I am certain that those who wish to will be able to find anti-Semitism in Mencken’s proposal to admit all Jewish refugees. Certainly he generalizes about Jews. (How does he know that they don’t all want to go to Mississippi?) But then perhaps the whole message is code; certainly the remark about Jewish “efficiency” is a classic blood libel.
As of 1934, Mencken was moderately impressed by Eretz Israel and agreeably condescending to the Arabs, who “breed like flies but die in the same way.” Mencken was generally approving of the European Jewish settlers, though he predictably cast a cold eye on the collectivist farms and kibbutzim. Of one of them, he wrote, presciently, “It was founded in 1921, and is still in the first flush of its success. Will it last? Probably not. As soon as its present kindergarteners grow up they will begin to marry outside, and then there will be quarrels over shares, and it will no doubt go the way of Brook Farm, Aman and all the other predecessors.” Mencken thought that there was only a fifty-fifty chance of the Jewish plantation in Palestine enduring. “On the one hand (Ere[t]z Israel) is being planted intelligently and shows every sign of developing in a healthy manner. But on the other hand there are the Arabs — and across the Jordan there is a vast reservoir of them, all hungry, all full of enlightened self-interest.
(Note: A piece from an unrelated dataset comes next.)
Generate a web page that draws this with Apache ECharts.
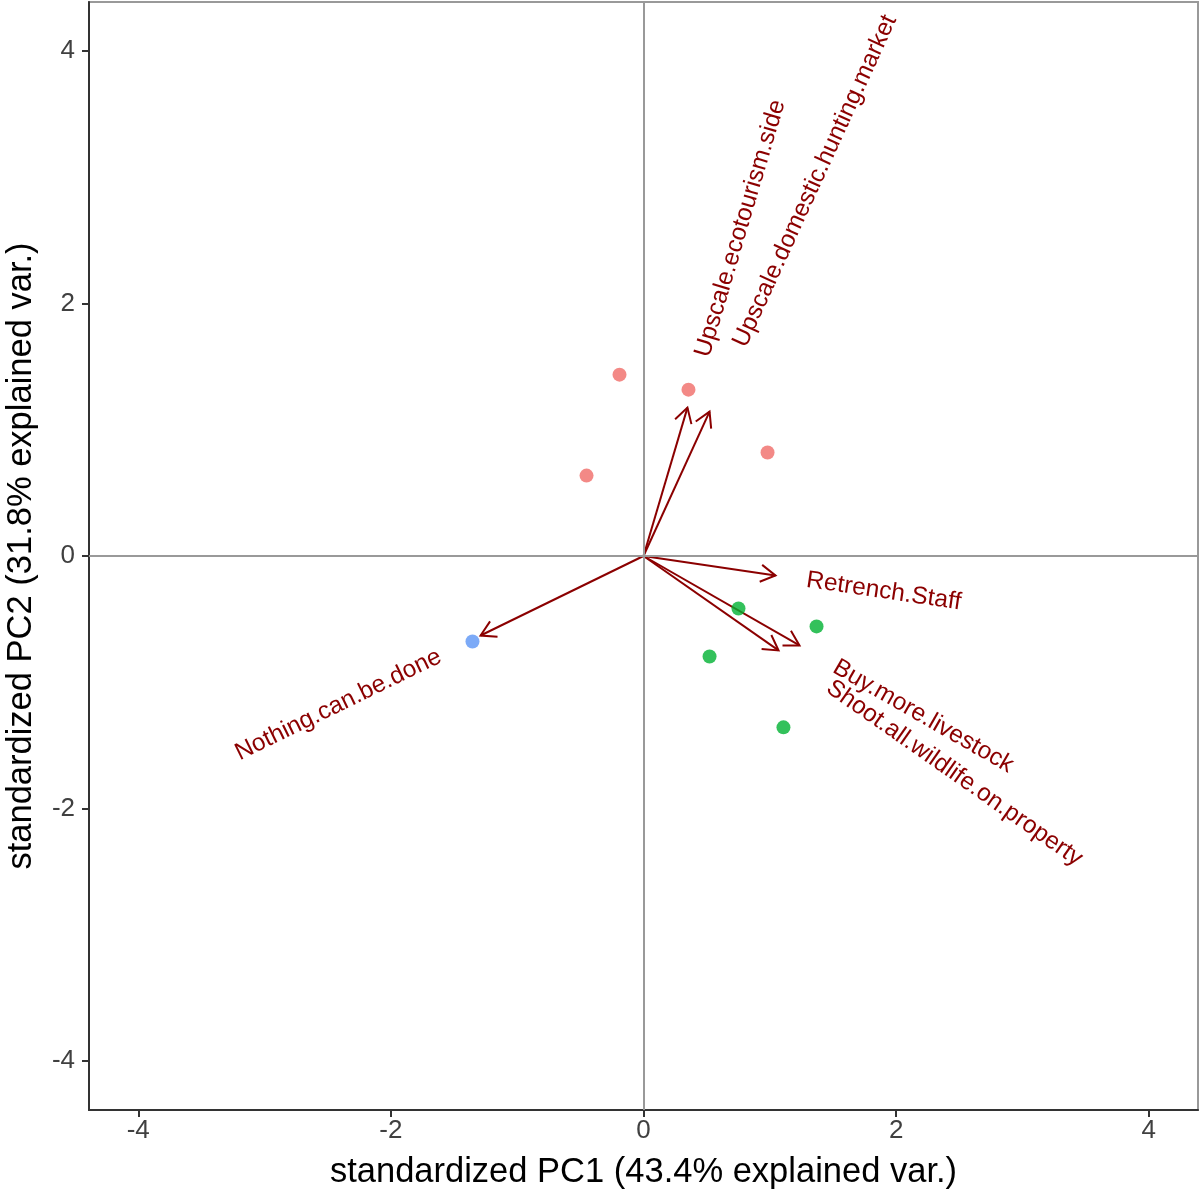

Let some catastrophe in world politics take the British cops away, and the Jews who now fatten on so many lovely farms will have to fight desperately for their property and their lives.” The catastrophe came right on schedule in the form of Hitler and of such professional Jewish terrorists as Begin and Shamir.
Mencken wrote a great many things on Jews, as well as on other subjects, so it is rather difficult to generalise. However, if one consults Terry Teachout’s biography of Mencken, there are definitely passages in his private papers released many years after his death that can only be termed anti-semitic. Among other things Mencken blames the Jews for their own misfortunes, accuses them of being clannish, of failing to assimlate, of being the proverbial nation apart, of being responsible for communism in Russia, etc. Mencken was certainly no admirer of Hitler but felt the Germans to be no threat to the United States, a point of view that was common to many Americans of that day.
Mencken was certainly an intellectual snob but arguably it was justified. He was a very bright man. He did deliberately seek to offend but that is far better than the mandatory cringing before minority sensibilities that permeates today’s discourse.